The Pathfinder schemes look to be low risk "toe in the water" suggestions which don't cost the earth and can be walked back if they go wrong. I would expect Hale to be part of a scheme to convert the parallel single tracks through Navigation Road to a double tram-train track, thus removing a bottleneck on the system. This would of course require all Altrincham line services to be tram-trains, realising the capacity benefit of the longer single vehicle, unless the Timperley turnback was brought into regular use.
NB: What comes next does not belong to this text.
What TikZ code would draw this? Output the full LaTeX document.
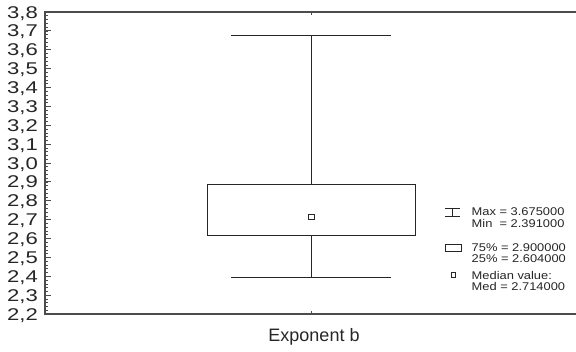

Atherton conversion needs a major investment to link the route to the rest of Metrolink, which probably puts it into a notional "tram-train phase 2", only to be take forward if the idea of tram-train is shown to work in a place where both the heavy rail and the tramway networks are more complicated and busy than they are in Rotherham.
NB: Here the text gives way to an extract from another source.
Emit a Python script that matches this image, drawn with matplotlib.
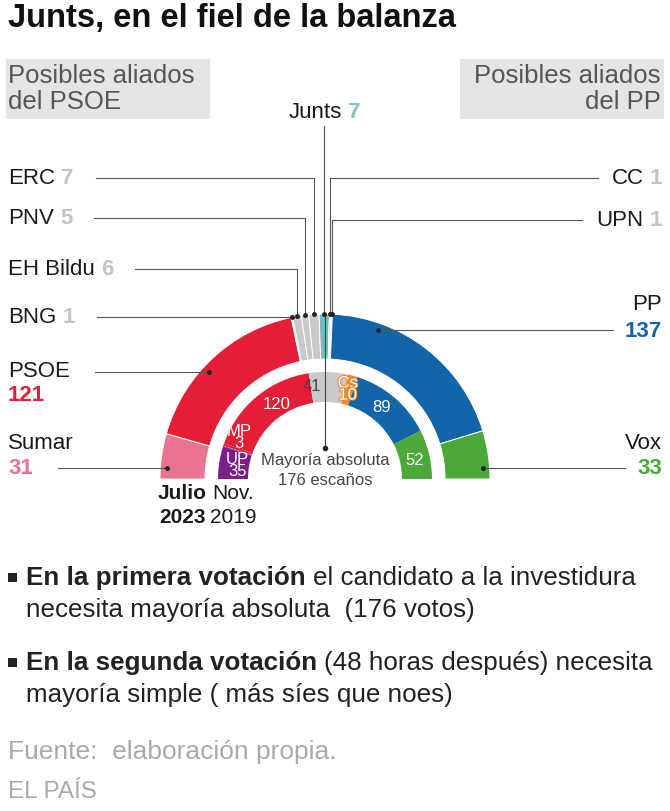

Having looked at both in the past, I see an approach to Stockport from either east or west as relatively similar in technical difficulty (there is a reasonably credible route that avoids the development beyond East Didsbury). But the eastern option requires a Marple line tram-train conversion, which is another larger scale scheme needing major construction to join it to the rest of Metrolink, and the extra benefit of connecting it to Stockport is probably less than it would be via Didsbury. The freight issues on the Marple line are of similar difficulty to those on the mid-Cheshire.
Extending Metrolink outwith Greater Manchester to rural Styal and prosperous Wilmslow, where much of the population drives Chelsea tractors, is futile; the minimal bus provision there is a good indication of how little public transport is used in East Cheshire.
I agree, the electrified routes to the south make sense to remain as heavy rail.